Bullring, Skeagh More, Co. Westmeath
Co. Westmeath |
Market Places
On the summit of Skeagh Hill in County Westmeath, a ring of trees traces a near-perfect circle roughly 84 metres across, enclosing about one and a half acres of ground.
At its centre sits a low, flat-topped mound whose origins nobody has been able to settle with any confidence. Is it a prehistoric burial mound, a natural rock outcrop, or something built by the Ordnance Survey in the nineteenth century to anchor a triangulation station? The question remains open, and that ambiguity is part of what makes the place quietly compelling.
The circular earthwork was already being called the Bull Ring by the time the Ordnance Survey recorded it on its 1837 six-inch map, and the name appears again in the OS Fair Plan map and the OS Name Book of the same period. A bull ring, in this context, likely refers to a post-1700 enclosure used for the baiting or management of bulls, a practice associated with rural fairs and markets in Ireland before such activities were suppressed in the nineteenth century. By the time the revised 25-inch map was published in 1913, a low mound at the centre, by then serving as an OS trigonometrical station, had been added to the cartographic record. A 1971 description noted rock visible in the sides of the mound and a very low, sub-triangular platform on top, features that could point equally toward a natural geological formation or a constructed earthwork. Aerial photographs taken in July 1966 show the central mound clearly within its circular setting, and more recent satellite imagery confirms both features are still visible.

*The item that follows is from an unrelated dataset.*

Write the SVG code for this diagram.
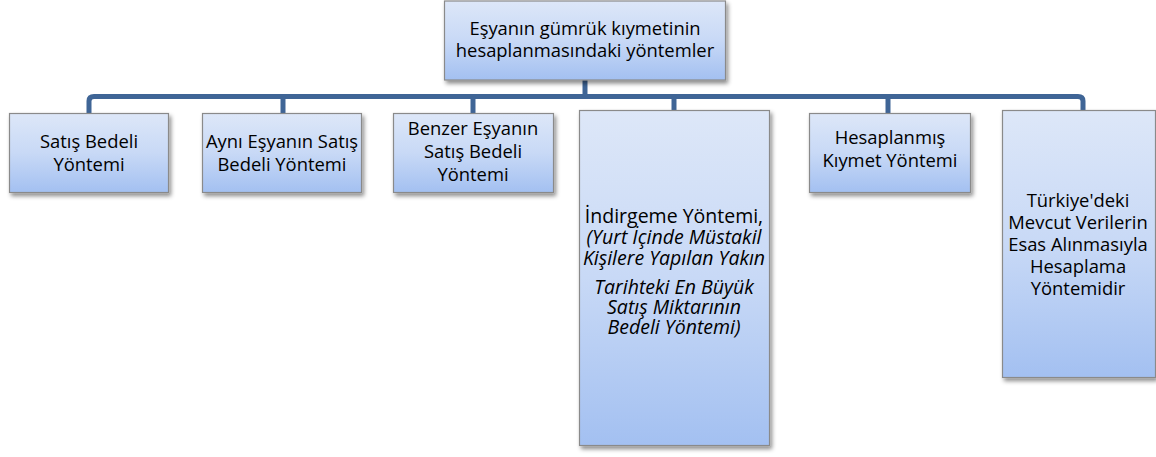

The hill offers extensive views in all directions, which would have made it a practical choice both for prehistoric activity, if the mound does turn out to have burial origins, and for the Ordnance Survey's triangulation network, which depended on intervisibility between elevated points across the landscape. The tree-ring that now outlines the enclosure gives the site a distinctive appearance from above, a legible circle on the hilltop that hints at a long sequence of use, even if the precise nature of each layer remains uncertain.